THE FREEDMEN.

REV. JOSEPH E. ROY, D.D., Field Superintendent, Atlanta, Ga.


STUDIES IN THE SOUTH.

FROM THE ATLANTIC MONTHLY.

A Black Planter.

There is a class of colored men in the South who are laying the foundations of a better state of things than now prevails, by sheer industry and devotion to money-making. I found a conspicuous illustration of this type in the person and work of a negro in one of the old Southern States. He could not read, but had learned within a few years, by instruction from his young wife, to write well enough to enable him to “keep the time” of his hands by recording it in his book of farm accounts. He had “begun without nothin’,” he said. At the end of the war he gathered up some “lame and sick gov’ment mules that had been turned out fuh de crows, an’ doctor’d ’em up.” Then he worked on the plantations near him, at first by the day, but soon began to rent land and “hire hands.” He said he “lived on nothin’, or what other folks frowed away; but I reckon I fed my mules mighty well.” He had bought land, a little at a time, and when I visited him owned many hundred acres of the best land in that region. He still worked hard himself, and exacted, most rigidly, the amount of labor which he thought his hands ought to perform. “I don’t lay out fuh ’em to do as much as I does, boss; but dey mus’n’t shirk.” His residence was but a few miles from a considerable town. The year before I was there a neighboring planter had wanted a twenty-acre wood-lot cleared off. It was heavily timbered, and this black man offered to clear the ground for the wood which was to be removed. This was accepted, and he “had de choppin’ done in de wintah, when dey wusn’t no wuk, an’ han’s wus cheap.” The wood was drawn out and piled up on a vacant lot near the road. “Nex’ summah eberybody’s out o’ wood in town; dey allays is; dey nebber luks ahead mo’ ’an twel’ dinnah time. Nobody hain’t no time to haul wood den. Eberybody’s in de cotton. But ebery night, ahtah we done done de day’s wuk in de fiel’, den my wagons every one takes loads o’ wood to town. De bigbugs pays good price den, ’cause dey ain’t no wood fuh to be hed. So dah, den [becoming animated], hi, boss, I sells de wood, see! An’ I pays all de spences fuh cuttin’ it, an’ in de nex’ place I buys de lan’ what de wood come off, an’ I hab suffin lef’ in de bank.” The guttural chuckle with which he ended I am powerless to represent. The principal citizens of the town said this story was true.

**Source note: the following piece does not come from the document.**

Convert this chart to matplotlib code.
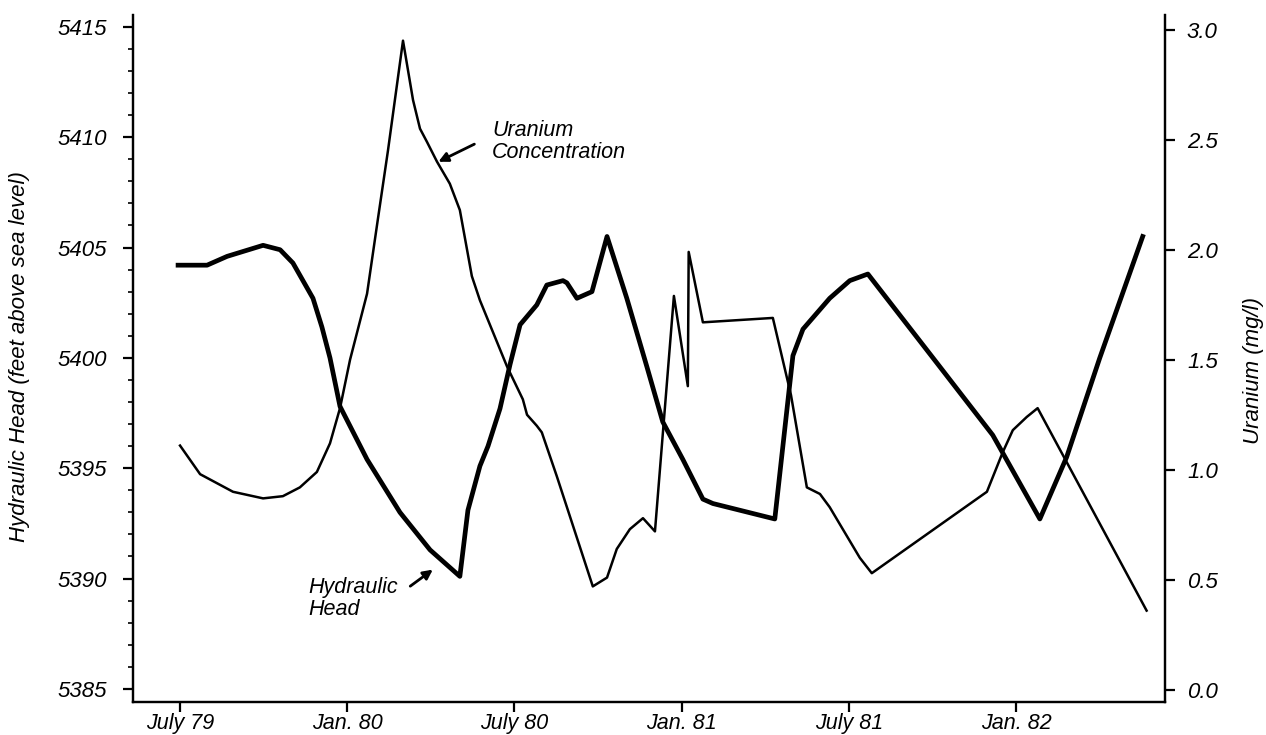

This man reared cattle, sheep, and hogs, and had better blooded animals than any other planter near him, white or black. He was saving all the manure that his farms yielded, and drawing more from the town—“de profit’s on de back load.” His fences were good, and, what is rare in the South, the fence-rows were kept clean, and free from weeds, briars and bushes.